◆ AIM
Without the pictures, set down every line of the data exactly.

◆ INFORMATION SHOWN
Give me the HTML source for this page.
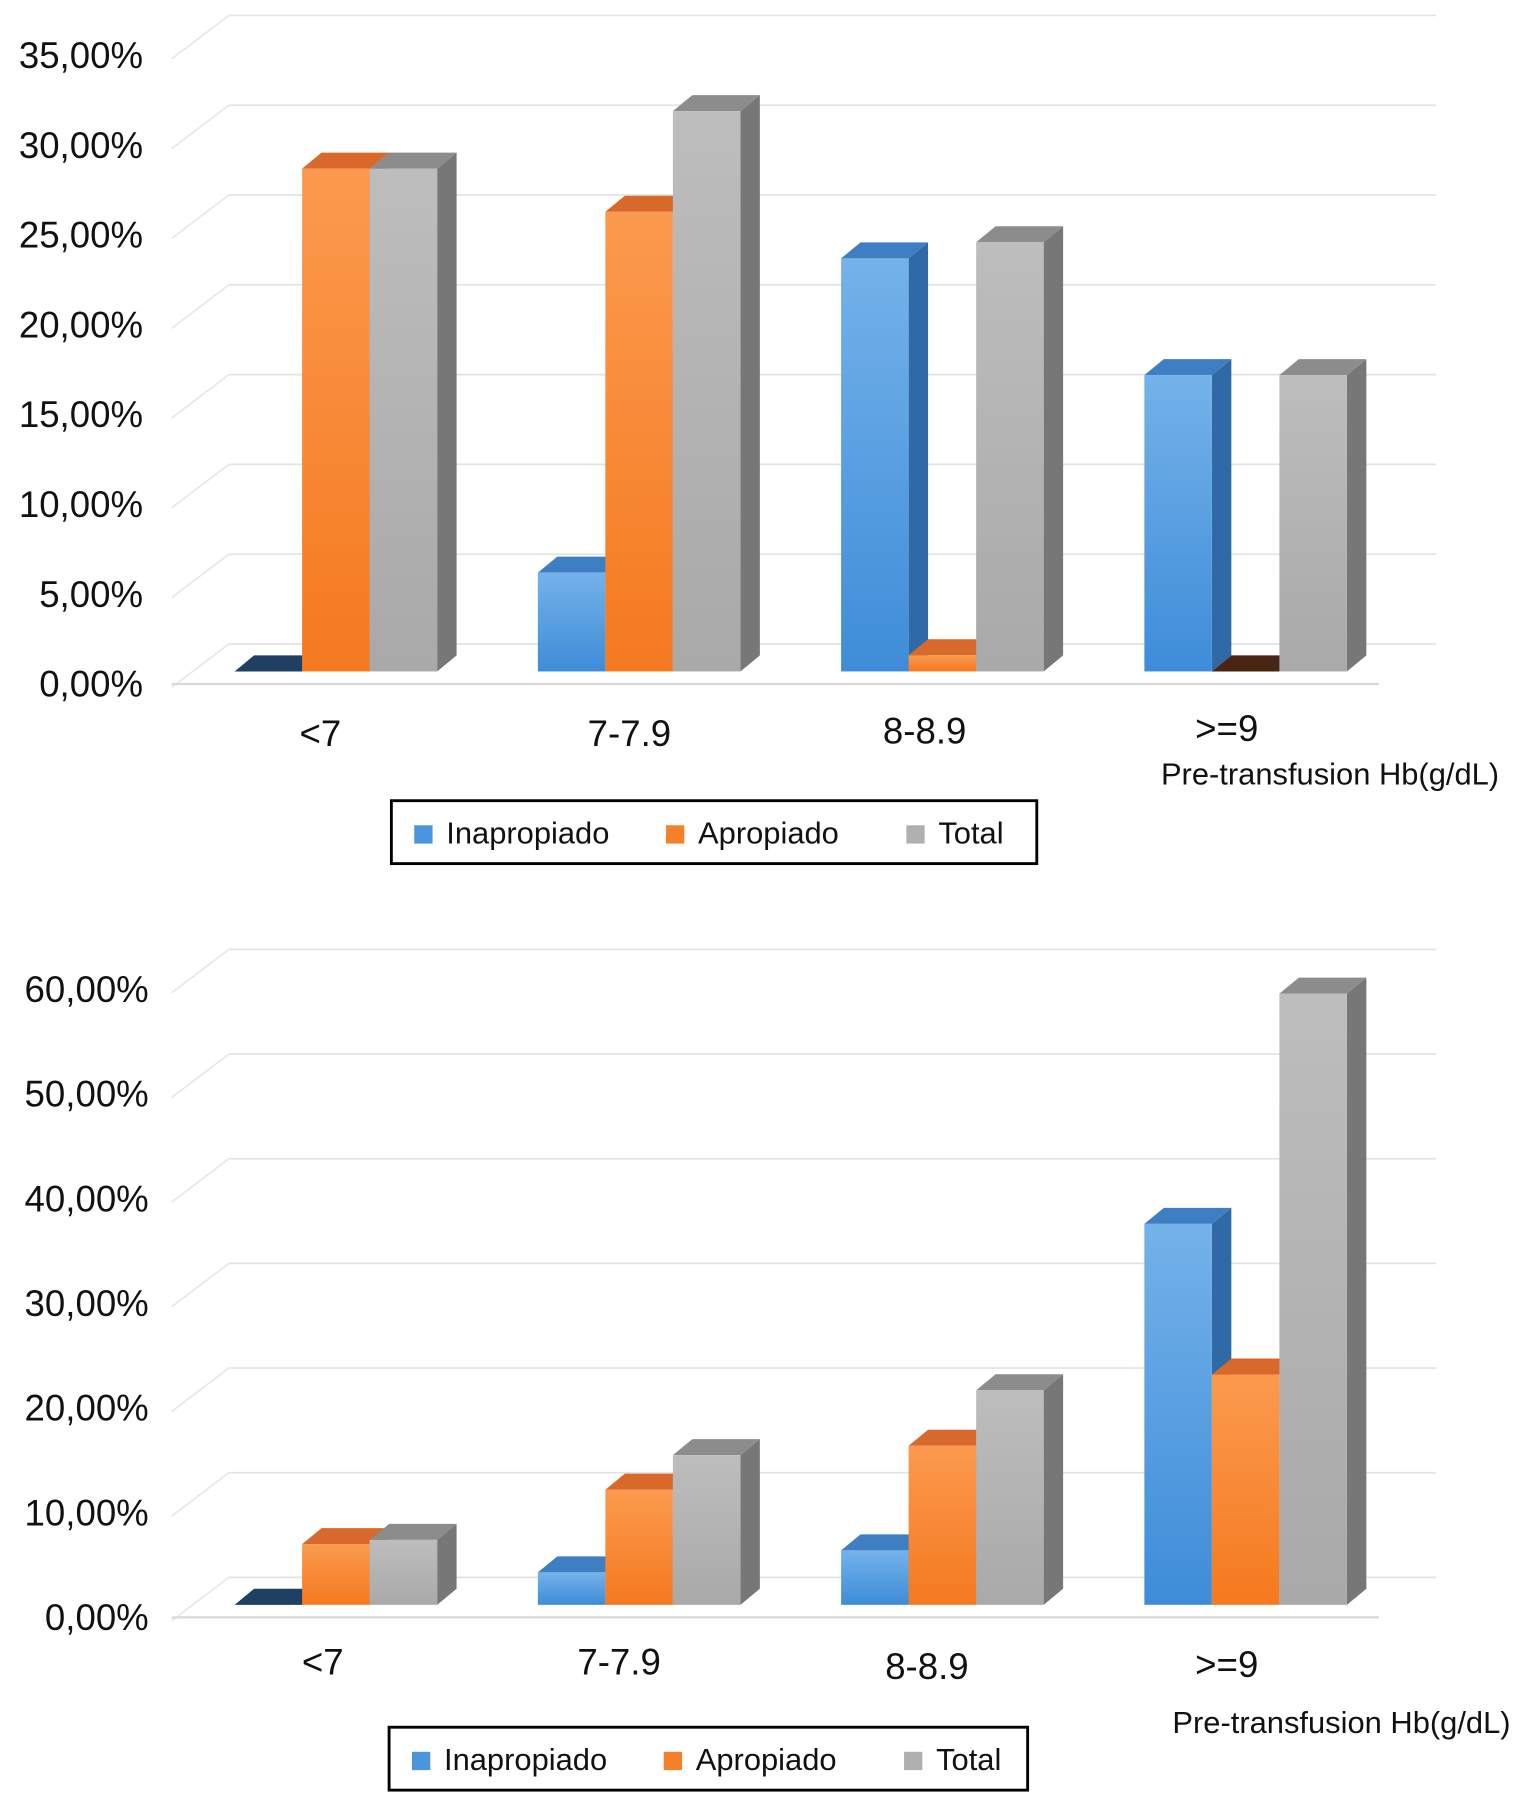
<!DOCTYPE html>
<html><head><meta charset="utf-8"><style>
html,body{margin:0;padding:0;background:#fff;}
svg{display:block;font-family:"Liberation Sans",sans-serif;}
</style></head><body>
<svg id="svg" width="1522" height="1805" viewBox="0 0 1330 1578" preserveAspectRatio="none" xmlns="http://www.w3.org/2000/svg">
<defs>
<linearGradient id="gb" x1="0" y1="0" x2="0" y2="1"><stop offset="0" stop-color="#74b2ea"/><stop offset="1" stop-color="#3e8cd8"/></linearGradient>
<linearGradient id="go" x1="0" y1="0" x2="0" y2="1"><stop offset="0" stop-color="#fb9a4e"/><stop offset="1" stop-color="#f5791f"/></linearGradient>
<linearGradient id="gg" x1="0" y1="0" x2="0" y2="1"><stop offset="0" stop-color="#bdbdbd"/><stop offset="1" stop-color="#a9a9a9"/></linearGradient>
</defs>
</svg>
<script>
const categories = ["<7", "7-7.9", "8-8.9", ">=9"];
const seriesNames = ["Inapropiado", "Apropiado", "Total"];
const chart1Inap = [0, 5.5, 23.0, 16.5];
const chart1Aprop = [28.0, 25.6, 0.9, 0];
const chart1Total = [28.0, 31.2, 23.9, 16.5];
const chart1Ticks = ["0,00%", "5,00%", "10,00%", "15,00%", "20,00%", "25,00%", "30,00%", "35,00%"];
const chart2Inap = [0.2, 3.1, 5.2, 36.4];
const chart2Aprop = [5.8, 11.0, 15.2, 22.0];
const chart2Total = [6.2, 14.3, 20.5, 58.4];
const chart2Ticks = ["0,00%", "10,00%", "20,00%", "30,00%", "40,00%", "50,00%", "60,00%"];

const NS = "http://www.w3.org/2000/svg";
const svg = document.getElementById('svg');
function mk(tag, attrs, parent) {
  const e = document.createElementNS(NS, tag);
  for (const k in attrs) e.setAttribute(k, attrs[k]);
  (parent || svg).appendChild(e);
  return e;
}
const fills = [["url(#gb)", "#2f6aa6", "#3d7fc2"], ["url(#go)", "#c2581a", "#d9692a"], ["url(#gg)", "#777", "#8c8c8c"]];
const legendSw = ["#4a95dd", "#f5802a", "#b0b0b0"];

function drawChart(cfg) {
  const g = mk('g', {});
  
  
  const dx = 17, dy = 14;
  const y = v => cfg.base - v * cfg.pxPer;
  for (let i = 0; i < cfg.ticks.length + cfg.extraGrid; i++) {
    const v = i * cfg.step;
    const gy = y(v) - dy - 10;
    const ln = mk('line', {x1: 200, y1: gy, x2: 1255, y2: gy, stroke: "#e3e3e3", "stroke-width": 1.5}, g);
    
    
    const dg = mk('line', {x1: 200, y1: gy, x2: 150, y2: gy + 38, stroke: "#e8e8e8", "stroke-width": 1.5}, g);
    
    
  }
  const fl = mk('line', {x1: 150, y1: cfg.base + 11, x2: 1205, y2: cfg.base + 11, stroke: "#d9d9d9", "stroke-width": 2}, g);
  
  
  cfg.ticks.forEach((t, i) => {
    const tx = mk('text', {x: cfg.labelX, y: y(i * cfg.step) + 22, "text-anchor": "end", "font-size": 32, fill: "#111"}, g);
    tx.textContent = t;
    
    
  });
  const groupX = [205, 470, 735, 1000];
  const bw = 59;
  categories.forEach((c, ci) => {
    cfg.series.forEach((arr, si) => {
      const x0 = groupX[ci] + si * bw;
      const top = y(arr[ci]);
      const b = cfg.base;
      const bg = mk('g', {}, g);
      
      
      const h = b - top;
      if (h < 3) {
        mk('polygon', {points: `${x0},${b} ${x0+bw},${b} ${x0+bw+dx},${b-dy} ${x0+dx},${b-dy}`, fill: si===0?"#1f3f63":"#4a2412"}, bg);
        return;
      }
      mk('polygon', {points: `${x0+bw},${top} ${x0+bw+dx},${top-dy} ${x0+bw+dx},${b-dy} ${x0+bw},${b}`, fill: fills[si][1]}, bg);
      mk('polygon', {points: `${x0},${top} ${x0+dx},${top-dy} ${x0+bw+dx},${top-dy} ${x0+bw},${top}`, fill: fills[si][2]}, bg);
      mk('rect', {x: x0, y: top, width: bw, height: h, fill: fills[si][0]}, bg);
    });
    const cl = mk('text', {x: cfg.catX[ci], y: cfg.catY[ci], "text-anchor": "middle", "font-size": 32, fill: "#111"}, g);
    cl.textContent = c;
    
    
  });
  const at = mk('text', {x: cfg.axisTitle[0], y: cfg.axisTitle[1], "text-anchor": "end", "font-size": 27, fill: "#111"}, g);
  at.textContent = "Pre-transfusion Hb(g/dL)";
  
  
  const lg = mk('g', {}, g);
  
  
  const [lx, ly, lw, lh] = cfg.legend;
  mk('rect', {x: lx, y: ly, width: lw, height: lh, fill: "#fff", stroke: "#000", "stroke-width": 2.5}, lg);
  const offs = [20, 240, 450];
  seriesNames.forEach((n, i) => {
    const e = mk('g', {}, lg);
    
    
    mk('rect', {x: lx + offs[i], y: ly + lh/2 - 6, width: 16, height: 16, fill: legendSw[i]}, e);
    const t = mk('text', {x: lx + offs[i] + 28, y: ly + lh/2 + 10, "font-size": 27, fill: "#111"}, e);
    t.textContent = n;
  });
}
drawChart({name: 'chart-top', base: 587, pxPer: 15.7, step: 5, ticks: chart1Ticks, labelX: 125, extraGrid: 1,
  series: [chart1Inap, chart1Aprop, chart1Total],
  catX: [280, 550, 808, 1072], catY: [652, 652, 650, 648], axisTitle: [1310, 686], legend: [342, 700, 564, 55]});
drawChart({name: 'chart-bottom', base: 1403, pxPer: 9.15, step: 10, ticks: chart2Ticks, labelX: 130, extraGrid: 0,
  series: [chart2Inap, chart2Aprop, chart2Total],
  catX: [282, 541, 810, 1072], catY: [1464, 1464, 1468, 1466], axisTitle: [1320, 1515], legend: [340, 1510, 558, 55]});
</script>
</body></html>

◆ SOLUTION TO THE EXERCISE
Give me the HTML source for this page.
<!DOCTYPE html>
<html><head><meta charset="utf-8"><style>
html,body{margin:0;padding:0;background:#fff;}
svg{display:block;font-family:"Liberation Sans",sans-serif;}
</style></head><body>
<svg id="svg" width="1522" height="1805" viewBox="0 0 1330 1578" preserveAspectRatio="none" xmlns="http://www.w3.org/2000/svg">
<defs>
<linearGradient id="gb" x1="0" y1="0" x2="0" y2="1"><stop offset="0" stop-color="#74b2ea"/><stop offset="1" stop-color="#3e8cd8"/></linearGradient>
<linearGradient id="go" x1="0" y1="0" x2="0" y2="1"><stop offset="0" stop-color="#fb9a4e"/><stop offset="1" stop-color="#f5791f"/></linearGradient>
<linearGradient id="gg" x1="0" y1="0" x2="0" y2="1"><stop offset="0" stop-color="#bdbdbd"/><stop offset="1" stop-color="#a9a9a9"/></linearGradient>
</defs>
</svg>
<script>
const categories = ["<7", "7-7.9", "8-8.9", ">=9"];
const seriesNames = ["Inapropiado", "Apropiado", "Total"];
const chart1Inap = [0, 5.5, 23.0, 16.5];
const chart1Aprop = [28.0, 25.6, 0.9, 0];
const chart1Total = [28.0, 31.2, 23.9, 16.5];
const chart1Ticks = ["0,00%", "5,00%", "10,00%", "15,00%", "20,00%", "25,00%", "30,00%", "35,00%"];
const chart2Inap = [0.2, 3.1, 5.2, 36.4];
const chart2Aprop = [5.8, 11.0, 15.2, 22.0];
const chart2Total = [6.2, 14.3, 20.5, 58.4];
const chart2Ticks = ["0,00%", "10,00%", "20,00%", "30,00%", "40,00%", "50,00%", "60,00%"];

const NS = "http://www.w3.org/2000/svg";
const svg = document.getElementById('svg');
function mk(tag, attrs, parent) {
  const e = document.createElementNS(NS, tag);
  for (const k in attrs) e.setAttribute(k, attrs[k]);
  (parent || svg).appendChild(e);
  return e;
}
const fills = [["url(#gb)", "#2f6aa6", "#3d7fc2"], ["url(#go)", "#c2581a", "#d9692a"], ["url(#gg)", "#777", "#8c8c8c"]];
const legendSw = ["#4a95dd", "#f5802a", "#b0b0b0"];

function drawChart(cfg) {
  const g = mk('g', {});
  
  
  const dx = 17, dy = 14;
  const y = v => cfg.base - v * cfg.pxPer;
  for (let i = 0; i < cfg.ticks.length + cfg.extraGrid; i++) {
    const v = i * cfg.step;
    const gy = y(v) - dy - 10;
    const ln = mk('line', {x1: 200, y1: gy, x2: 1255, y2: gy, stroke: "#e3e3e3", "stroke-width": 1.5}, g);
    
    
    const dg = mk('line', {x1: 200, y1: gy, x2: 150, y2: gy + 38, stroke: "#e8e8e8", "stroke-width": 1.5}, g);
    
    
  }
  const fl = mk('line', {x1: 150, y1: cfg.base + 11, x2: 1205, y2: cfg.base + 11, stroke: "#d9d9d9", "stroke-width": 2}, g);
  
  
  cfg.ticks.forEach((t, i) => {
    const tx = mk('text', {x: cfg.labelX, y: y(i * cfg.step) + 22, "text-anchor": "end", "font-size": 32, fill: "#111"}, g);
    tx.textContent = t;
    
    
  });
  const groupX = [205, 470, 735, 1000];
  const bw = 59;
  categories.forEach((c, ci) => {
    cfg.series.forEach((arr, si) => {
      const x0 = groupX[ci] + si * bw;
      const top = y(arr[ci]);
      const b = cfg.base;
      const bg = mk('g', {}, g);
      
      
      const h = b - top;
      if (h < 3) {
        mk('polygon', {points: `${x0},${b} ${x0+bw},${b} ${x0+bw+dx},${b-dy} ${x0+dx},${b-dy}`, fill: si===0?"#1f3f63":"#4a2412"}, bg);
        return;
      }
      mk('polygon', {points: `${x0+bw},${top} ${x0+bw+dx},${top-dy} ${x0+bw+dx},${b-dy} ${x0+bw},${b}`, fill: fills[si][1]}, bg);
      mk('polygon', {points: `${x0},${top} ${x0+dx},${top-dy} ${x0+bw+dx},${top-dy} ${x0+bw},${top}`, fill: fills[si][2]}, bg);
      mk('rect', {x: x0, y: top, width: bw, height: h, fill: fills[si][0]}, bg);
    });
    const cl = mk('text', {x: cfg.catX[ci], y: cfg.catY[ci], "text-anchor": "middle", "font-size": 32, fill: "#111"}, g);
    cl.textContent = c;
    
    
  });
  const at = mk('text', {x: cfg.axisTitle[0], y: cfg.axisTitle[1], "text-anchor": "end", "font-size": 27, fill: "#111"}, g);
  at.textContent = "Pre-transfusion Hb(g/dL)";
  
  
  const lg = mk('g', {}, g);
  
  
  const [lx, ly, lw, lh] = cfg.legend;
  mk('rect', {x: lx, y: ly, width: lw, height: lh, fill: "#fff", stroke: "#000", "stroke-width": 2.5}, lg);
  const offs = [20, 240, 450];
  seriesNames.forEach((n, i) => {
    const e = mk('g', {}, lg);
    
    
    mk('rect', {x: lx + offs[i], y: ly + lh/2 - 6, width: 16, height: 16, fill: legendSw[i]}, e);
    const t = mk('text', {x: lx + offs[i] + 28, y: ly + lh/2 + 10, "font-size": 27, fill: "#111"}, e);
    t.textContent = n;
  });
}
drawChart({name: 'chart-top', base: 587, pxPer: 15.7, step: 5, ticks: chart1Ticks, labelX: 125, extraGrid: 1,
  series: [chart1Inap, chart1Aprop, chart1Total],
  catX: [280, 550, 808, 1072], catY: [652, 652, 650, 648], axisTitle: [1310, 686], legend: [342, 700, 564, 55]});
drawChart({name: 'chart-bottom', base: 1403, pxPer: 9.15, step: 10, ticks: chart2Ticks, labelX: 130, extraGrid: 0,
  series: [chart2Inap, chart2Aprop, chart2Total],
  catX: [282, 541, 810, 1072], catY: [1464, 1464, 1468, 1466], axisTitle: [1320, 1515], legend: [340, 1510, 558, 55]});
</script>
</body></html>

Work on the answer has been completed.